News: Rotherham has fastest growing economy in Yorkshire again


The positive signs for Rotherham's economy continue as the borough again places top in Yorkshire for economic growth according to recent research.

Rotherham's £4.4 billion a year economy has been a top performer for a number of years, staying at the top of the UK Powerhouse rankings for GVA growth.

The UK Powerhouse study is produced by Irwin Mitchell and the Centre for Economics and Business Research (Cebr) and provides an estimate of GVA growth and job creation within 46 of the UK's largest cities at least 12 months ahead of the Government's official figures. It uses a range of more timely indicators to create a "nowcast" of GVA and employment for a range of key cities across the UK.

For GVA growth rate in Q4 2018, Rotherham is ranked 18 out of 46 with a year on year growth rate of 1.6%. Ahead of the national average, this is the top ranked economy in Yorkshire and is only bested in the North by Aberdeen (1.8%) and Manchester (1.7%).

Reading, Cambridge and Oxford make up the top three for economic growth with no locations in the North in the top ten with annual growth in all three Southern locations on or above 2.5%.

Over 2018 as a whole, the UK economy expanded by 1.4%, compared with 1.8% in 2017.

GVA, or Growth Value Added, is the increase in the value of the economy due to the production of goods and services. It is widely recognised by Government and policy makers as a measure of local economies.


Predictions for Q4 2020 are also provided and Rotherham's economy is estimated to continue to grow, but at a slower rate of 1.3%, to £4.6 billion.

The report also ranks economies in terms of job numbers. It plots Rotherham's economy as having an employment level of 105,900, up 1.1% on the same quarter in the previous year. Another 1.1% growth is predicted for the coming year with a Q4 prediction for 2020 of 108,200.

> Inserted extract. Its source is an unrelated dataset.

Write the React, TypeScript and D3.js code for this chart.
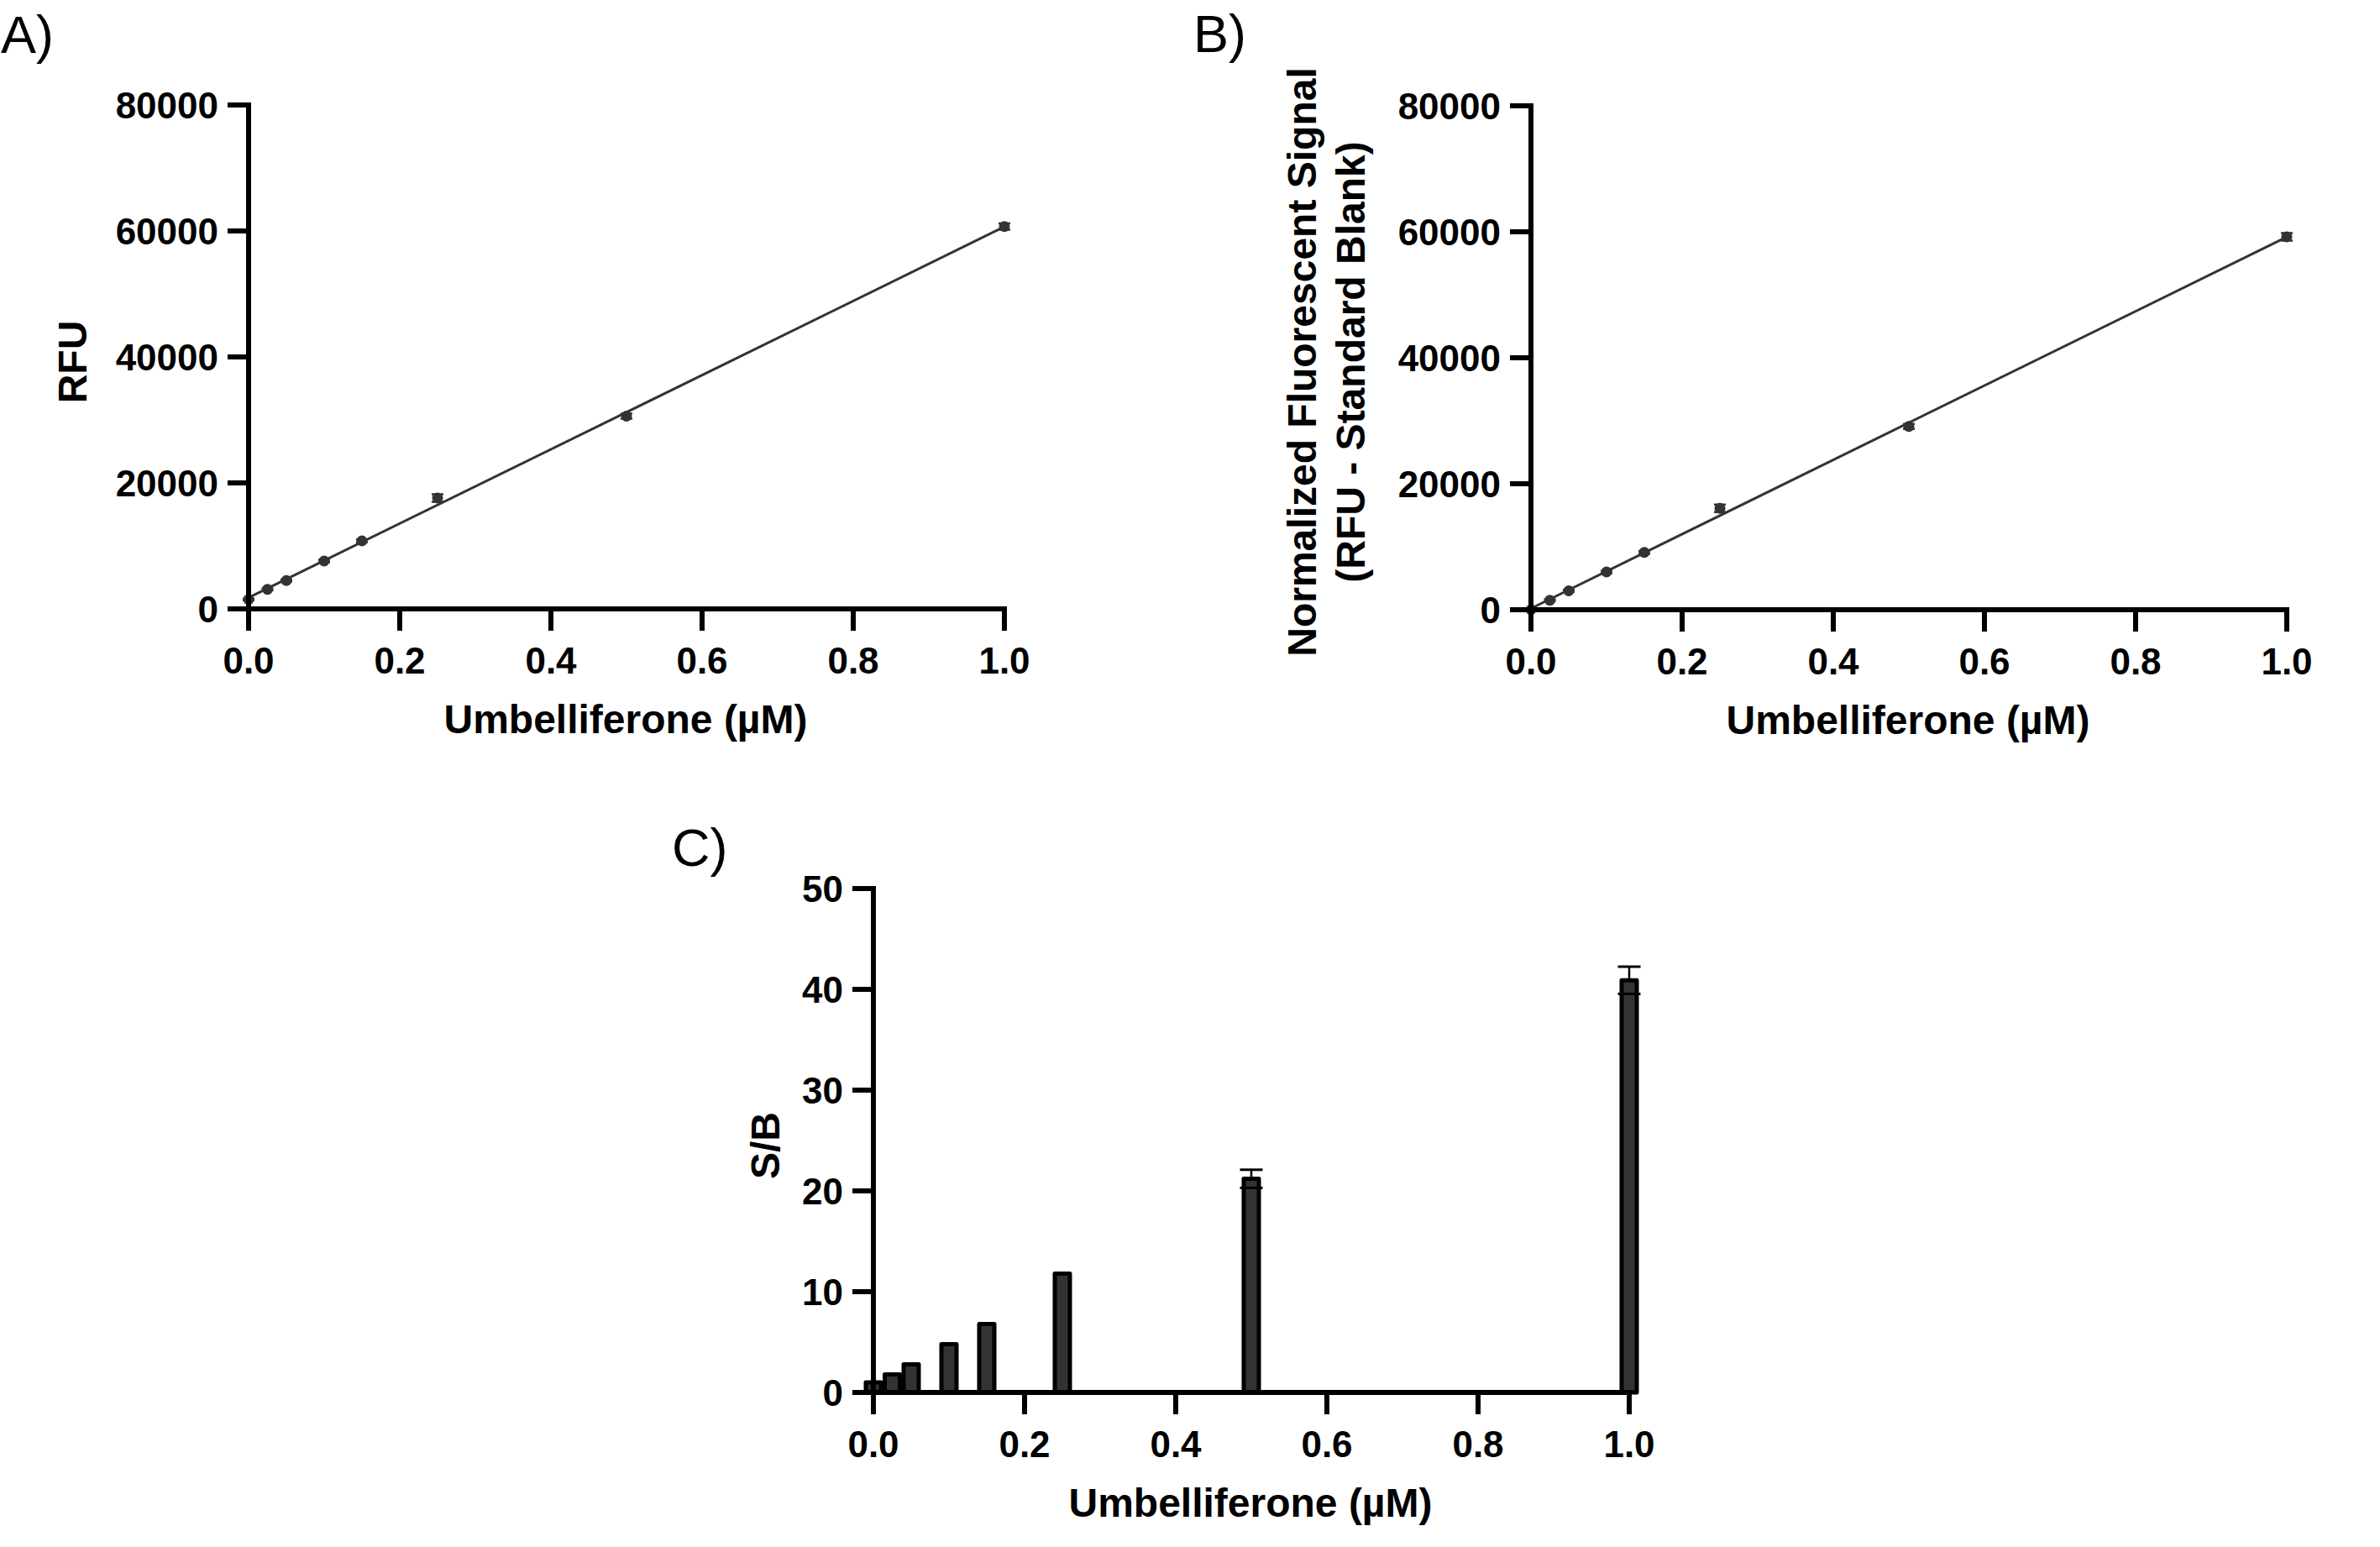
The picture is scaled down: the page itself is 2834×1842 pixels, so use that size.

The forecasts are based on the assumption that an amended version of the Brexit withdrawal agreement will form the basis of the future UK – EU relationship. It also assumes a transitional arrangement will be put in place that allows a continuation of the current relationship without any major disruptions until at least 2021.

Paddy Sturman, partner at Irwin Mitchell, said: "Brexit has and will continue to take up a lot of Government time, but it is vital that it refocuses its attention on rebalancing the UK economy and building on the potential within the Northern Powerhouse."

Irwin Mitchell website
CEBR website

Images: Sheffield Business Park


Graldhunter May 20, 2019 at 6:20 PM  

Rotherham riding the crest of this enormous financial wave is obvious from the number of empty and boarded-up shops and the complete lack of footfall. Who writes these fantasy stories purporting to pass as fabulous financial fairy stories?

Anonymous,  May 21, 2019 at 9:40 AM  

Could this be something to do with Rotherham’s parking chargers ?

Anonymous,  May 21, 2019 at 10:32 AM  

High streets are dieing nationwide,I work all over country and see same everywhere, just a modern trend, people now shop online or at retail parks, the days of packed high streets is history.

Anonymous,  May 21, 2019 at 9:47 PM  

This is about GVA - how productive businesses are in places like the AMP, Manvers, dinnington.,  May 21, 2019 at 11:23 PM  

Rotherham is a basket case and will descend further down the crapper as long as people keep voting Laybah, lol

Unknown May 22, 2019 at 12:32 PM  

Figures are wrong rotherham town centre is boarded up its like a ghost town no investment there.
We got no town centre
Pothole roads
Scruffy streets
Dumped rubbish all over place.

Mr me May 22, 2019 at 4:05 PM  

Economy aren't based on states of town centres, they're based on economic out put, which obviously Rotherham's major business are doing well.